Se sigue investigando el accidente que acabó con la vida de seis personas en la AP-4 esta semana a la altura de Los Palacios, pero las víctimas parecen dolorosamente claras, empezando por esos dos agentes de la Guardia Civil que cumplían con su deber en la lucha contra el narcotráfico, y en la conciencia de lo ocurrido sigue latiendo el dolor por su juventud y sus vidas por delante, porque vinieran de la otra punta de España a morir aquí tan azarosamente, porque hubieran interiorizado tan temprano ese lema de todo por la patria en una patria en la que sigue asomando el fantasma cretino de que viva la guardia civil, pero lejos de aquí, la gracieta sin gracia que se respiraba entre quienes miraban bobaliconamente, sin ni siquiera hablar –por no hablar de quienes sí lo hacían-, en los sucesos de la narcolancha que les pasó por encima, hasta asesinarlos, a otros compañeros en Barbate hace tan poco que el nuevo accidente, aunque sea un accidente, nos sonroja como sociedad.
“Con el alma de charol / vienen por la carretera”, escribía Lorca hace ya prácticamente un siglo en uno de sus romances más célebres, el de la Guardia Civil española, contextualizado en Jerez de la Frontera y en un ambiente bien distinto en el que este cuerpo simbolizaba la represión que hoy ni siquiera asoma porque de “jorobados y nocturnos”, como los pintó Federico, han pasado a ser ángeles de la guarda en tantos contextos de falta de civilización como nos asolan hoy.
Para quienes hemos nacido en democracia, la Guardia Civil no simboliza ya esa amenaza de tricornios por la oscuridad de nuestras pesadillas, sino un cuerpo siempre dispuesto que empezó demostrando su lema en la peor de las épocas de ETA. A pesar del sufrimiento de sus familias, de la estrechez de sus cuarteles, del miedo profundo de sus mujeres a tender la ropa y de la falta de adecuación de sus sueldos, los agentes de la Benemérita se han seguido cuadrando en este último medio siglo no con la actitud de quien impone nada, sino con la de quien tiene clarísima su vocación de servicio público, tan en crisis en una sociedad en la que la demanda de ser funcionario sigue creciendo pese a todo.
La Guardia Civil española no tiene ya quien se le cuadre porque es ella, con todos los respetos, la que se cuadra ante nosotros, la que nos da los buenos días o las buenas noches, la que nos comprende en las más variopintas situaciones, la que nos aconseja e incluso instruye a nuestros hijos en las nuevas amenazas de la red, la que tiene una solución debajo del asiento de su patrullero, la que se compadece del inmigrante y le ofrece una manta, la que traga saliva por el sufrimiento que se genera en las fronteras, la que protege a quienes se les encomienda aun a riesgo de su propia vida, la que se resta vida para que los demás la tengan en abundancia incluso en el más festivo de los contextos.
Frente a todo ese sacrificio impagable e impagado, nos asalta la sospecha de la ingenuidad doliente de sus más jóvenes valores, de esos que están entregando la vida, insustituible, mientras les faltan los más elementales de los materiales fungibles para desarrollar su labor.
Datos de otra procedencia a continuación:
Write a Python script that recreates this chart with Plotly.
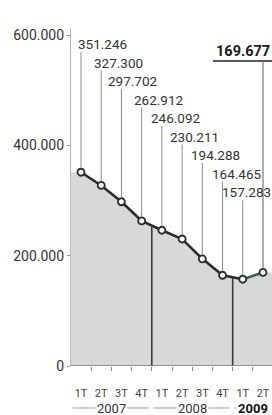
import plotly.graph_objects as go

# ---------------- data ----------------
quarters = ["1T", "2T", "3T", "4T", "1T", "2T", "3T", "4T", "1T", "2T"]
years = ["2007", "2008", "2009"]
year_quarters = [4, 4, 2]
values = [351246, 327300, 297702, 262912, 246092, 230211, 194288, 164465, 157283, 169677]
y_ticks = [0, 200000, 400000, 600000]
y_ticktext = ["0", "200.000", "400.000", "600.000"]

# ---------------- layout constants ----------------
W, H = 272, 415
L, R, T, B = 71, 0, 28, 49
X0, X1 = -0.495, 9.445
Y_TOP = 612700
FONT = "Roboto"
TXT = "#333333"
LINE = "#2b2b2b"
FILL = "#d8d8d8"

idx = list(range(len(values)))
plot_h = H - B - T
px_per_x = (W - L - R) / (X1 - X0)


def py_to_y(py):
    return (H - B - py) / plot_h * Y_TOP


def px_to_x(px):
    return (px - L) / px_per_x + X0


def fmt(v):
    return f"{v:,}".replace(",", ".")


fig = go.Figure()

# area under line (extended to plot edges)
fig.add_trace(go.Scatter(
    x=[X0] + idx + [X1], y=[values[0]] + values + [values[-1]],
    mode="lines", line=dict(width=0), fill="tozeroy", fillcolor=FILL,
    hoverinfo="skip", showlegend=False))

# main line
fig.add_trace(go.Scatter(
    x=idx[:-1], y=values[:-1], mode="lines",
    line=dict(color=LINE, width=2.6), showlegend=False))
fig.add_trace(go.Scatter(
    x=idx[-2:], y=values[-2:], mode="lines",
    line=dict(color="#3f6352", width=2.6), showlegend=False))
fig.add_trace(go.Scatter(
    x=idx, y=values, mode="markers",
    marker=dict(size=7, color="white", line=dict(color=LINE, width=1.8)),
    showlegend=False))

shapes = []
annotations = []

# year separators inside the area
start = 0
bounds = []
for n in year_quarters:
    bounds.append((start - 0.5, start + n - 0.5))
    start += n
for (a, b) in bounds[:-1]:
    i0 = int(b - 0.5)
    yv = (values[i0] + values[i0 + 1]) / 2
    shapes.append(dict(type="line", xref="x", yref="y", x0=b, x1=b, y0=0, y1=yv,
                       line=dict(color="#3a3a3a", width=1.6), layer="above"))

# value labels with leader lines
label_dx = [-5, -9, -15, -10, -13, -14, -13, -13, -23]
marker_gap = 4 * Y_TOP / plot_h
for k, v in enumerate(values[:-1]):
    py_c = 44 + 18.5 * k
    annotations.append(dict(
        x=k, y=py_to_y(py_c), xref="x", yref="y", text=fmt(v), showarrow=False,
        xanchor="left", yanchor="middle", xshift=label_dx[k],
        font=dict(family=FONT, size=13.5, color=TXT)))
    shapes.append(dict(type="line", xref="x", yref="y", x0=k, x1=k,
                       y0=v + marker_gap, y1=py_to_y(py_c + 8),
                       line=dict(color="#8a8a8a", width=1), layer="above"))

# highlighted last value
k = len(values) - 1
annotations.append(dict(
    x=k, y=py_to_y(51), xref="x", yref="y", text="<b>" + fmt(values[k]) + "</b>",
    showarrow=False, xanchor="left", yanchor="middle", xshift=-49,
    font=dict(family=FONT, size=14.5, color="#1a1a1a")))
shapes.append(dict(type="line", xref="x", yref="y", x0=px_to_x(213), x1=X1,
                   y0=py_to_y(61), y1=py_to_y(61),
                   line=dict(color="#222222", width=1.5), layer="above"))
shapes.append(dict(type="line", xref="x", yref="y", x0=k, x1=k,
                   y0=values[k] + marker_gap, y1=py_to_y(61),
                   line=dict(color="#777777", width=1.2), layer="above"))

# year labels with bracket lines
y_year = (H - B - 408) / plot_h
for (a, b), yr in zip(bounds, years):
    a2 = max(a, X0) + 0.08
    b2 = min(b, X1) - 0.15
    shapes.append(dict(type="line", xref="x", yref="paper", x0=a2, x1=b2,
                       y0=y_year, y1=y_year,
                       line=dict(color="#bdbdbd", width=1.5)))
    bold = yr == years[-1]
    annotations.append(dict(
        x=(max(a, X0) + min(b, X1 + 0.05)) / 2, y=y_year, xref="x", yref="paper",
        text=("<b>" + yr + "</b>") if bold else yr, showarrow=False,
        xanchor="center", yanchor="middle", bgcolor="white", borderpad=1,
        font=dict(family=FONT, size=13, color="#111111" if bold else TXT)))

fig.update_layout(
    width=W, height=H,
    margin=dict(l=L, r=R, t=T, b=B, pad=0),
    paper_bgcolor="white", plot_bgcolor="white",
    showlegend=False,
    shapes=shapes, annotations=annotations,
    xaxis=dict(
        range=[X0, X1], showgrid=False, zeroline=False,
        tickmode="array", tickvals=idx, ticktext=quarters, ticks="",
        ticklabelstandoff=19,
        tickfont=dict(family=FONT, size=11, color="#444444"),
        showline=False,
        minor=dict(tick0=0.5, dtick=1, ticks="outside", ticklen=4,
                   tickcolor="#888888", tickwidth=1),
    ),
    yaxis=dict(
        range=[0, Y_TOP], showgrid=False, zeroline=False,
        tickmode="array", tickvals=y_ticks, ticktext=y_ticktext,
        ticks="outside", ticklen=3, tickcolor="#999999",
        showline=True, linecolor="#b5b5b5", linewidth=1.2,
        tickfont=dict(family=FONT, size=14, color=TXT),
    ),
)

# baseline
fig.add_shape(type="line", xref="paper", yref="y", x0=0, x1=1, y0=0, y1=0,
              line=dict(color="#7a7a7a", width=1.5), layer="above")

fig.write_html(
    "out.html",
    config={"displayModeBar": False},
    post_script="document.body.style.margin='0';document.body.style.overflow='hidden';",
)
Los guardias civiles están haciendo de héroes para nada mientras los villanos ratifican que el poder de verdad se complace en la vista gorda y en el disimulo gatopardiano de que hay cosas que no necesitamos que cambien. Y eso es malo para nosotros y para las generaciones sobre las que aún tenemos responsabilidad. Recordemos que es responsable quien amasa respuestas para poder responder. Y es triste, tristísimo, que frente a la Benemérita solo se cuadre ya la honestidad, mucho más en peligro de extinción que los linces, desde luego, y entiendan mi ironía.